— GIVEN MATERIAL —
'''

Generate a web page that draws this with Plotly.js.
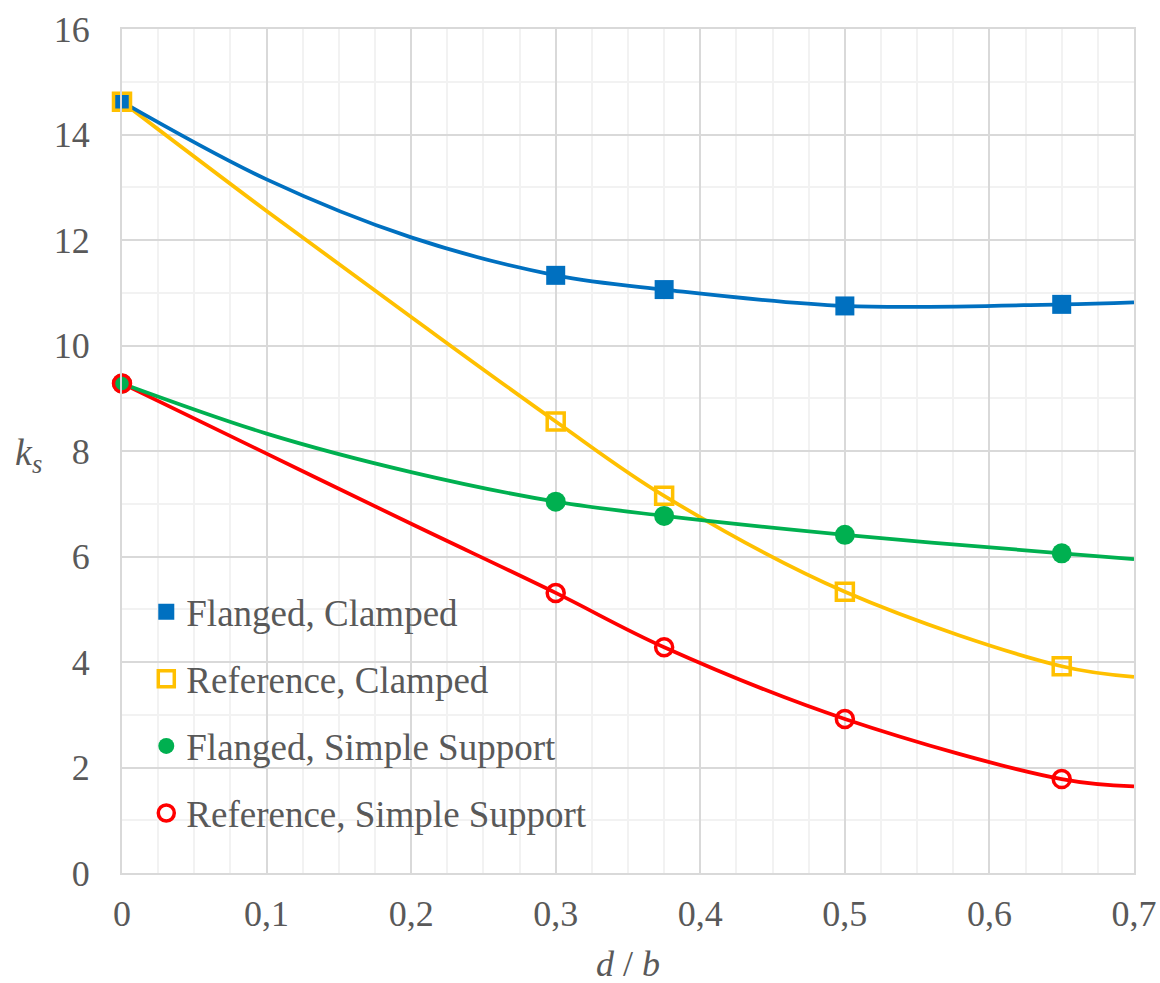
<!DOCTYPE html>
<html>
<head>
<meta charset="utf-8">
<script src="https://cdn.plot.ly/plotly-3.0.1.min.js"></script>
<style>html,body{margin:0;padding:0;background:#fff;}#chart{width:1160px;height:983px;}</style>
</head>
<body>
<div id="chart"></div>
<script>
// Data (markers)
var xPts = [0, 0.3, 0.375, 0.5, 0.65];
var flangedClamped = [14.62, 11.33, 11.06, 10.75, 10.78];
var referenceClamped = [14.62, 8.56, 7.15, 5.33, 3.92];
var flangedSimple = [9.28, 7.04, 6.77, 6.41, 6.06];
var referenceSimple = [9.28, 5.31, 4.28, 2.92, 1.78];

// Smoothed curves, values
var xLine = [0, 0.1, 0.2, 0.3, 0.375, 0.5, 0.65, 0.7];
var flangedClampedLine = [14.62, 13.15, 12.05, 11.33, 11.06, 10.75, 10.78, 10.82];
var referenceClampedLine = [14.62, 12.55, 10.54, 8.56, 7.15, 5.33, 3.92, 3.72];
var flangedSimpleLine = [9.28, 8.33, 7.6, 7.04, 6.77, 6.41, 6.06, 5.95];
var referenceSimpleLine = [9.28, 7.95, 6.62, 5.31, 4.28, 2.92, 1.78, 1.64];

var seriesNames = ["Flanged, Clamped", "Reference, Clamped", "Flanged, Simple Support", "Reference, Simple Support"];

var colors = ["#0070C0", "#FFC000", "#00B050", "#FF0000"];
var serif = "'Liberation Serif', 'Times New Roman', serif";
var textColor = "#595959";

function lineTrace(y, c) {
  return {x: xLine, y: y, mode: "lines", type: "scatter", showlegend: false, hoverinfo: "skip",
    line: {color: c, width: 3.75, shape: "spline", smoothing: 1}};
}

var traces = [
  lineTrace(referenceClampedLine, colors[1]),
  lineTrace(referenceSimpleLine, colors[3]),
  lineTrace(flangedSimpleLine, colors[2]),
  lineTrace(flangedClampedLine, colors[0]),
  {x: xPts, y: flangedClamped, name: seriesNames[0], legendgroup: "a", mode: "markers", type: "scatter", cliponaxis: false,
    marker: {symbol: "square", size: 19, color: colors[0]}},
  {x: xPts, y: referenceClamped, name: seriesNames[1], legendgroup: "b", mode: "markers", type: "scatter", cliponaxis: false,
    marker: {symbol: "square-open", size: 17, color: colors[1], line: {width: 3.5, color: colors[1]}}},
  {x: xPts, y: flangedSimple, name: seriesNames[2], legendgroup: "c", mode: "markers", type: "scatter", cliponaxis: false,
    marker: {symbol: "circle", size: 20, color: colors[2]}},
  {x: xPts, y: referenceSimple, name: seriesNames[3], legendgroup: "d", mode: "markers", type: "scatter", cliponaxis: false,
    marker: {symbol: "circle-open", size: 17, color: colors[3], line: {width: 3.5, color: colors[3]}}}
];

var layout = {
  width: 1160, height: 983,
  margin: {l: 122, r: 26, t: 29, b: 110},
  paper_bgcolor: "#ffffff", plot_bgcolor: "#ffffff",
  separators: ", ",
  font: {family: serif, color: textColor, size: 36},
  showlegend: true,
  legend: {x: 0.024, y: 0.19, xanchor: "left", yanchor: "middle", bgcolor: "rgba(0,0,0,0)",
    font: {family: serif, size: 37, color: textColor}, traceorder: "grouped", tracegroupgap: 16,
    itemsizing: "trace"},
  xaxis: {range: [0, 0.7], tick0: 0, dtick: 0.1, showgrid: true, gridcolor: "#d9d9d9", gridwidth: 2,
    zeroline: false, showline: true, linecolor: "#d9d9d9", linewidth: 2, mirror: true,
    ticks: "", ticklabelstandoff: 8,
    tickfont: {family: serif, size: 36, color: textColor},
    minor: {dtick: 0.025, showgrid: true, gridcolor: "#f2f2f2", gridwidth: 2}},
  yaxis: {range: [0, 16], tick0: 0, dtick: 2, showgrid: true, gridcolor: "#d9d9d9", gridwidth: 2,
    zeroline: false, showline: true, linecolor: "#d9d9d9", linewidth: 2, mirror: true,
    ticks: "", ticklabelstandoff: 23,
    tickfont: {family: serif, size: 36, color: textColor},
    minor: {dtick: 1, showgrid: true, gridcolor: "#f2f2f2", gridwidth: 2}},
  annotations: [
    {text: "<i>d</i> / <i>b</i>", xref: "paper", yref: "paper", x: 0.5, y: -0.108, xanchor: "center", yanchor: "middle",
      showarrow: false, font: {family: serif, size: 36, color: textColor}},
    {text: "<i>k<sub>s</sub></i>", xref: "paper", yref: "paper", x: -0.092, y: 0.495, xanchor: "center", yanchor: "middle",
      showarrow: false, font: {family: serif, size: 38, color: textColor}}
  ]
};

Plotly.newPlot("chart", traces, layout, {displayModeBar: false, staticPlot: true});
</script>
</body>
</html>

'''

— SHORT TASK —
Give every line back word for word and leave the pictures out.

— WRITTEN ANSWER —
Generate a web page that draws this with Plotly.js.
<!DOCTYPE html>
<html>
<head>
<meta charset="utf-8">
<script src="https://cdn.plot.ly/plotly-3.0.1.min.js"></script>
<style>html,body{margin:0;padding:0;background:#fff;}#chart{width:1160px;height:983px;}</style>
</head>
<body>
<div id="chart"></div>
<script>
// Data (markers)
var xPts = [0, 0.3, 0.375, 0.5, 0.65];
var flangedClamped = [14.62, 11.33, 11.06, 10.75, 10.78];
var referenceClamped = [14.62, 8.56, 7.15, 5.33, 3.92];
var flangedSimple = [9.28, 7.04, 6.77, 6.41, 6.06];
var referenceSimple = [9.28, 5.31, 4.28, 2.92, 1.78];

// Smoothed curves, values
var xLine = [0, 0.1, 0.2, 0.3, 0.375, 0.5, 0.65, 0.7];
var flangedClampedLine = [14.62, 13.15, 12.05, 11.33, 11.06, 10.75, 10.78, 10.82];
var referenceClampedLine = [14.62, 12.55, 10.54, 8.56, 7.15, 5.33, 3.92, 3.72];
var flangedSimpleLine = [9.28, 8.33, 7.6, 7.04, 6.77, 6.41, 6.06, 5.95];
var referenceSimpleLine = [9.28, 7.95, 6.62, 5.31, 4.28, 2.92, 1.78, 1.64];

var seriesNames = ["Flanged, Clamped", "Reference, Clamped", "Flanged, Simple Support", "Reference, Simple Support"];

var colors = ["#0070C0", "#FFC000", "#00B050", "#FF0000"];
var serif = "'Liberation Serif', 'Times New Roman', serif";
var textColor = "#595959";

function lineTrace(y, c) {
  return {x: xLine, y: y, mode: "lines", type: "scatter", showlegend: false, hoverinfo: "skip",
    line: {color: c, width: 3.75, shape: "spline", smoothing: 1}};
}

var traces = [
  lineTrace(referenceClampedLine, colors[1]),
  lineTrace(referenceSimpleLine, colors[3]),
  lineTrace(flangedSimpleLine, colors[2]),
  lineTrace(flangedClampedLine, colors[0]),
  {x: xPts, y: flangedClamped, name: seriesNames[0], legendgroup: "a", mode: "markers", type: "scatter", cliponaxis: false,
    marker: {symbol: "square", size: 19, color: colors[0]}},
  {x: xPts, y: referenceClamped, name: seriesNames[1], legendgroup: "b", mode: "markers", type: "scatter", cliponaxis: false,
    marker: {symbol: "square-open", size: 17, color: colors[1], line: {width: 3.5, color: colors[1]}}},
  {x: xPts, y: flangedSimple, name: seriesNames[2], legendgroup: "c", mode: "markers", type: "scatter", cliponaxis: false,
    marker: {symbol: "circle", size: 20, color: colors[2]}},
  {x: xPts, y: referenceSimple, name: seriesNames[3], legendgroup: "d", mode: "markers", type: "scatter", cliponaxis: false,
    marker: {symbol: "circle-open", size: 17, color: colors[3], line: {width: 3.5, color: colors[3]}}}
];

var layout = {
  width: 1160, height: 983,
  margin: {l: 122, r: 26, t: 29, b: 110},
  paper_bgcolor: "#ffffff", plot_bgcolor: "#ffffff",
  separators: ", ",
  font: {family: serif, color: textColor, size: 36},
  showlegend: true,
  legend: {x: 0.024, y: 0.19, xanchor: "left", yanchor: "middle", bgcolor: "rgba(0,0,0,0)",
    font: {family: serif, size: 37, color: textColor}, traceorder: "grouped", tracegroupgap: 16,
    itemsizing: "trace"},
  xaxis: {range: [0, 0.7], tick0: 0, dtick: 0.1, showgrid: true, gridcolor: "#d9d9d9", gridwidth: 2,
    zeroline: false, showline: true, linecolor: "#d9d9d9", linewidth: 2, mirror: true,
    ticks: "", ticklabelstandoff: 8,
    tickfont: {family: serif, size: 36, color: textColor},
    minor: {dtick: 0.025, showgrid: true, gridcolor: "#f2f2f2", gridwidth: 2}},
  yaxis: {range: [0, 16], tick0: 0, dtick: 2, showgrid: true, gridcolor: "#d9d9d9", gridwidth: 2,
    zeroline: false, showline: true, linecolor: "#d9d9d9", linewidth: 2, mirror: true,
    ticks: "", ticklabelstandoff: 23,
    tickfont: {family: serif, size: 36, color: textColor},
    minor: {dtick: 1, showgrid: true, gridcolor: "#f2f2f2", gridwidth: 2}},
  annotations: [
    {text: "<i>d</i> / <i>b</i>", xref: "paper", yref: "paper", x: 0.5, y: -0.108, xanchor: "center", yanchor: "middle",
      showarrow: false, font: {family: serif, size: 36, color: textColor}},
    {text: "<i>k<sub>s</sub></i>", xref: "paper", yref: "paper", x: -0.092, y: 0.495, xanchor: "center", yanchor: "middle",
      showarrow: false, font: {family: serif, size: 38, color: textColor}}
  ]
};

Plotly.newPlot("chart", traces, layout, {displayModeBar: false, staticPlot: true});
</script>
</body>
</html>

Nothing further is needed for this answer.